_WHAT IS REQUIRED:_ Can you print the data exactly and leave out each image?

_SOURCE DATA:_
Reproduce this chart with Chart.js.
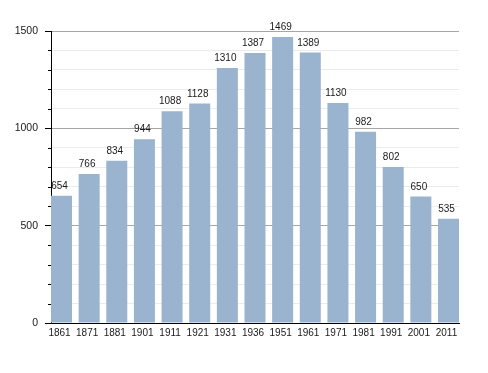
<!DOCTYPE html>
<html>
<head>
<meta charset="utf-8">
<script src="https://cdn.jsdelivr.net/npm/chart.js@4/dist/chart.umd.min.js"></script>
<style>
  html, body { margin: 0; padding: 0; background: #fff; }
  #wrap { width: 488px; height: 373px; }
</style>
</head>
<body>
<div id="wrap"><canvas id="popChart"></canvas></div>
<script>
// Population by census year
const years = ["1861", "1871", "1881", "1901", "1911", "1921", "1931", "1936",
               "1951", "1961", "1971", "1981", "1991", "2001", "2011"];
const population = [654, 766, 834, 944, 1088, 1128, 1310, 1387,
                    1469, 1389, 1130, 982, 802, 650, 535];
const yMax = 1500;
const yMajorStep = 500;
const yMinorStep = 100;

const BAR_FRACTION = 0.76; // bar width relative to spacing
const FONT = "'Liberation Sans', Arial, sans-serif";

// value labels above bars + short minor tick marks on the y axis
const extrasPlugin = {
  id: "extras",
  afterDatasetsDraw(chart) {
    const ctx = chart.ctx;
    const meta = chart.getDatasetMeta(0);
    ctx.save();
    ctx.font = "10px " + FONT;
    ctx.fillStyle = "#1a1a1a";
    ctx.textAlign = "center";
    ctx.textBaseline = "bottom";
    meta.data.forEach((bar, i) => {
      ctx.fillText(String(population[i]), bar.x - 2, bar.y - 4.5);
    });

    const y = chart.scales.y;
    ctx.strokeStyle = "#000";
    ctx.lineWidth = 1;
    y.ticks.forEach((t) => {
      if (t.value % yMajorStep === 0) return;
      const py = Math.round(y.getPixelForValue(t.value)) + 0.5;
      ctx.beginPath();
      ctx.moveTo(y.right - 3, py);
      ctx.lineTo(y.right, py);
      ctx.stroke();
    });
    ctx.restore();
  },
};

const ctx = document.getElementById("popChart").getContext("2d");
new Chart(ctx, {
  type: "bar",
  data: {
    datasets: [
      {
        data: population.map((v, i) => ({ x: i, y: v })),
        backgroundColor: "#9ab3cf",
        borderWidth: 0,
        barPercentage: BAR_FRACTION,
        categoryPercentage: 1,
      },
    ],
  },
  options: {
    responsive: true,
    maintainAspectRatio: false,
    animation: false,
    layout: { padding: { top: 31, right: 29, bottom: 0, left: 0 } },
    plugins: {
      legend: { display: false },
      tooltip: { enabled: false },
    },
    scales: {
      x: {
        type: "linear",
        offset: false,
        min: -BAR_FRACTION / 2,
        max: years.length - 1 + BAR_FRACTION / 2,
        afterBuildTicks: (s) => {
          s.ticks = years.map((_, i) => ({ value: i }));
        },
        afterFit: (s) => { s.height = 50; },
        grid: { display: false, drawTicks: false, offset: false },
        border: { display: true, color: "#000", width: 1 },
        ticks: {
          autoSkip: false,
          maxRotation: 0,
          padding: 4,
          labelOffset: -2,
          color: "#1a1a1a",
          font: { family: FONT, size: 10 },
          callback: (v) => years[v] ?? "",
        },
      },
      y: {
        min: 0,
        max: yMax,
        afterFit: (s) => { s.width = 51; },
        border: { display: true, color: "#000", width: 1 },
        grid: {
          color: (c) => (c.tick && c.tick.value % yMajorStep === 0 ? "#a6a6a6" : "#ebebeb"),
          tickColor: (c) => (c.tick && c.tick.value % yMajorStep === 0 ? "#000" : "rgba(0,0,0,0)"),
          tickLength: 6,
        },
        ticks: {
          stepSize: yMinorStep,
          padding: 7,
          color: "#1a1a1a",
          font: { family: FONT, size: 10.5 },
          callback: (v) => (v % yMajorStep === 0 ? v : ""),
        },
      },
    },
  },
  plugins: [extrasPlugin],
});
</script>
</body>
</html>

_ANSWER TO THE EXERCISE:_
Reproduce this chart with Chart.js.
<!DOCTYPE html>
<html>
<head>
<meta charset="utf-8">
<script src="https://cdn.jsdelivr.net/npm/chart.js@4/dist/chart.umd.min.js"></script>
<style>
  html, body { margin: 0; padding: 0; background: #fff; }
  #wrap { width: 488px; height: 373px; }
</style>
</head>
<body>
<div id="wrap"><canvas id="popChart"></canvas></div>
<script>
// Population by census year
const years = ["1861", "1871", "1881", "1901", "1911", "1921", "1931", "1936",
               "1951", "1961", "1971", "1981", "1991", "2001", "2011"];
const population = [654, 766, 834, 944, 1088, 1128, 1310, 1387,
                    1469, 1389, 1130, 982, 802, 650, 535];
const yMax = 1500;
const yMajorStep = 500;
const yMinorStep = 100;

const BAR_FRACTION = 0.76; // bar width relative to spacing
const FONT = "'Liberation Sans', Arial, sans-serif";

// value labels above bars + short minor tick marks on the y axis
const extrasPlugin = {
  id: "extras",
  afterDatasetsDraw(chart) {
    const ctx = chart.ctx;
    const meta = chart.getDatasetMeta(0);
    ctx.save();
    ctx.font = "10px " + FONT;
    ctx.fillStyle = "#1a1a1a";
    ctx.textAlign = "center";
    ctx.textBaseline = "bottom";
    meta.data.forEach((bar, i) => {
      ctx.fillText(String(population[i]), bar.x - 2, bar.y - 4.5);
    });

    const y = chart.scales.y;
    ctx.strokeStyle = "#000";
    ctx.lineWidth = 1;
    y.ticks.forEach((t) => {
      if (t.value % yMajorStep === 0) return;
      const py = Math.round(y.getPixelForValue(t.value)) + 0.5;
      ctx.beginPath();
      ctx.moveTo(y.right - 3, py);
      ctx.lineTo(y.right, py);
      ctx.stroke();
    });
    ctx.restore();
  },
};

const ctx = document.getElementById("popChart").getContext("2d");
new Chart(ctx, {
  type: "bar",
  data: {
    datasets: [
      {
        data: population.map((v, i) => ({ x: i, y: v })),
        backgroundColor: "#9ab3cf",
        borderWidth: 0,
        barPercentage: BAR_FRACTION,
        categoryPercentage: 1,
      },
    ],
  },
  options: {
    responsive: true,
    maintainAspectRatio: false,
    animation: false,
    layout: { padding: { top: 31, right: 29, bottom: 0, left: 0 } },
    plugins: {
      legend: { display: false },
      tooltip: { enabled: false },
    },
    scales: {
      x: {
        type: "linear",
        offset: false,
        min: -BAR_FRACTION / 2,
        max: years.length - 1 + BAR_FRACTION / 2,
        afterBuildTicks: (s) => {
          s.ticks = years.map((_, i) => ({ value: i }));
        },
        afterFit: (s) => { s.height = 50; },
        grid: { display: false, drawTicks: false, offset: false },
        border: { display: true, color: "#000", width: 1 },
        ticks: {
          autoSkip: false,
          maxRotation: 0,
          padding: 4,
          labelOffset: -2,
          color: "#1a1a1a",
          font: { family: FONT, size: 10 },
          callback: (v) => years[v] ?? "",
        },
      },
      y: {
        min: 0,
        max: yMax,
        afterFit: (s) => { s.width = 51; },
        border: { display: true, color: "#000", width: 1 },
        grid: {
          color: (c) => (c.tick && c.tick.value % yMajorStep === 0 ? "#a6a6a6" : "#ebebeb"),
          tickColor: (c) => (c.tick && c.tick.value % yMajorStep === 0 ? "#000" : "rgba(0,0,0,0)"),
          tickLength: 6,
        },
        ticks: {
          stepSize: yMinorStep,
          padding: 7,
          color: "#1a1a1a",
          font: { family: FONT, size: 10.5 },
          callback: (v) => (v % yMajorStep === 0 ? v : ""),
        },
      },
    },
  },
  plugins: [extrasPlugin],
});
</script>
</body>
</html>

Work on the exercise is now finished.